At a Monday appearance in Iowa, the Texas governor took aim at Federal Reserve Board Chairman Ben Bernanke for taking actions intended to boost the economy out the worst recession since the Great Depression.

"If this guy prints more money between now and the election, I dunno what y'all would do to him in Iowa but we would treat him pretty ugly down in Texas. Printing more money to play politics at this particular time in American history is almost treasonous in my opinion," Perry said when asked about his views on the Federal Reserve.
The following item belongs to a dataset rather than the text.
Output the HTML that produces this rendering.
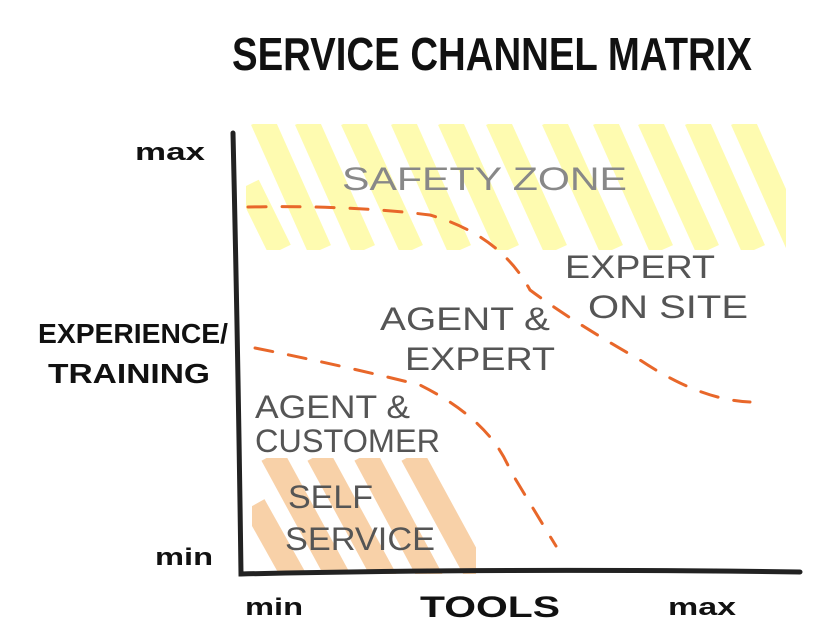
<!DOCTYPE html>
<html><head><style>
html,body{margin:0;padding:0;background:#fff;}
svg{display:block}
text{font-family:"Liberation Sans",sans-serif;}
</style></head><body>
<svg width="816" height="642" viewBox="0 0 816 642" xmlns="http://www.w3.org/2000/svg">
<defs>
<clipPath id="yc"><rect x="246" y="124" width="540" height="126"/></clipPath>
<clipPath id="oc"><rect x="252" y="458" width="224" height="116"/></clipPath>
</defs>
<g clip-path="url(#yc)" stroke="#fefbb0" stroke-width="24" fill="none">
<line x1="248" y1="185" x2="280" y2="250"/>
<line x1="262" y1="120" x2="320" y2="250"/>
<line x1="306" y1="120" x2="364" y2="250"/>
<line x1="352" y1="120" x2="412" y2="250"/>
<line x1="402" y1="120" x2="460" y2="250"/>
<line x1="449" y1="120" x2="508" y2="250"/>
<line x1="497" y1="120" x2="556" y2="250"/>
<line x1="553" y1="120" x2="612" y2="250"/>
<line x1="604" y1="120" x2="662" y2="250"/>
<line x1="649" y1="120" x2="708" y2="250"/>
<line x1="696" y1="120" x2="754" y2="250"/>
<line x1="742" y1="120" x2="800" y2="250"/>
</g>
<g clip-path="url(#oc)" stroke="#f8d1a8" stroke-width="24" fill="none">
<line x1="254" y1="505" x2="296" y2="580"/>
<line x1="272" y1="455" x2="340" y2="580"/>
<line x1="318" y1="455" x2="386" y2="580"/>
<line x1="365" y1="455" x2="432" y2="580"/>
<line x1="412" y1="455" x2="480" y2="580"/>
</g>
<text x="232" y="70" font-size="46" font-weight="bold" fill="#111" textLength="520" lengthAdjust="spacingAndGlyphs">SERVICE CHANNEL MATRIX</text>
<path d="M233 133 Q238 350 241 574 Q500 568 800 572" stroke="#222" stroke-width="5" fill="none" stroke-linecap="round"/>
<g stroke="#e8672a" stroke-width="3" fill="none" stroke-dasharray="18 16" stroke-linecap="round">
<path d="M248 207 Q350 205 430 215 Q500 235 530 290 Q570 320 640 360 Q700 400 750 402"/>
<path d="M255 348 Q340 365 420 385 Q490 420 510 470 Q540 520 556 546"/>
</g>
<g fill="#111" font-size="24" font-weight="bold">
<text x="135" y="160" textLength="70" lengthAdjust="spacingAndGlyphs">max</text>
<text x="155" y="565" textLength="58" lengthAdjust="spacingAndGlyphs">min</text>
<text x="245" y="615" textLength="58" lengthAdjust="spacingAndGlyphs">min</text>
<text x="668" y="615" textLength="68" lengthAdjust="spacingAndGlyphs">max</text>
<text x="420" y="617" font-size="30" textLength="140" lengthAdjust="spacingAndGlyphs">TOOLS</text>
<text x="38" y="343" font-size="28" textLength="190" lengthAdjust="spacingAndGlyphs">EXPERIENCE/</text>
<text x="48" y="383" font-size="28" textLength="162" lengthAdjust="spacingAndGlyphs">TRAINING</text>
</g>
<g fill="#555" font-size="32">
<text x="342" y="190" fill="#888" textLength="285" lengthAdjust="spacingAndGlyphs">SAFETY ZONE</text>
<text x="565" y="278" textLength="150" lengthAdjust="spacingAndGlyphs">EXPERT</text>
<text x="588" y="318" textLength="160" lengthAdjust="spacingAndGlyphs">ON SITE</text>
<text x="380" y="330" textLength="170" lengthAdjust="spacingAndGlyphs">AGENT &amp;</text>
<text x="405" y="370" textLength="150" lengthAdjust="spacingAndGlyphs">EXPERT</text>
<text x="255" y="418" textLength="155" lengthAdjust="spacingAndGlyphs">AGENT &amp;</text>
<text x="255" y="452" textLength="185" lengthAdjust="spacingAndGlyphs">CUSTOMER</text>
<text x="288" y="508" textLength="85" lengthAdjust="spacingAndGlyphs">SELF</text>
<text x="285" y="550" textLength="150" lengthAdjust="spacingAndGlyphs">SERVICE</text>
</g>
</svg>
</body></html>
Perry shook up the race for the Republican nomination when he announced his presidential bid Saturday.

Bernanke, who served as a top White House economist for President George W. Bush before he was tapped to the run the central bank, has lowered interest rates and overseen a host of extraordinary measures to revive the U.S. economy which was officially in recession from December 2007 through June 2009.

The Fed has bought trillions of dollars worth of bonds, purchases referred to as "quantitative easing." The second and supposedly final round of those purchases ended in June, though the Fed last week signaled it may be willing to pursue a third round of bond purchases if the economy remains weak.

The unemployment rate fell slightly to 9.1 percent in July, though the economy grew just 1.3 percent in the three months through June after growing at a 0.4 percent pace in the first three months of this year.

The Fed also took the unprecedented step of saying it intended to keep interest rates low for at least two more years as it anticipates weak economic conditions and a "subdued outlook for inflation over the medium run."

It is not clear what Perry meant by treating the former Princeton professor "pretty ugly" or even what he meant by "printing more money to play politics at this particular time." But his comments show a willingness to say things to grab attention and the question itself is a reminder that anxiety over the economy is at the top of voters' minds.

Rep. Ron Paul, a fellow Texan running for president, has made bashing the Fed a signature of his career and even wrote a book about it in 2009: "End the Fed." But Paul is not seen as likely to get the GOP nomination, while Perry is seen as a front-runner with former Massachusetts Governor Mitt Romney and Rep. Michele Bachmann of Minnesota.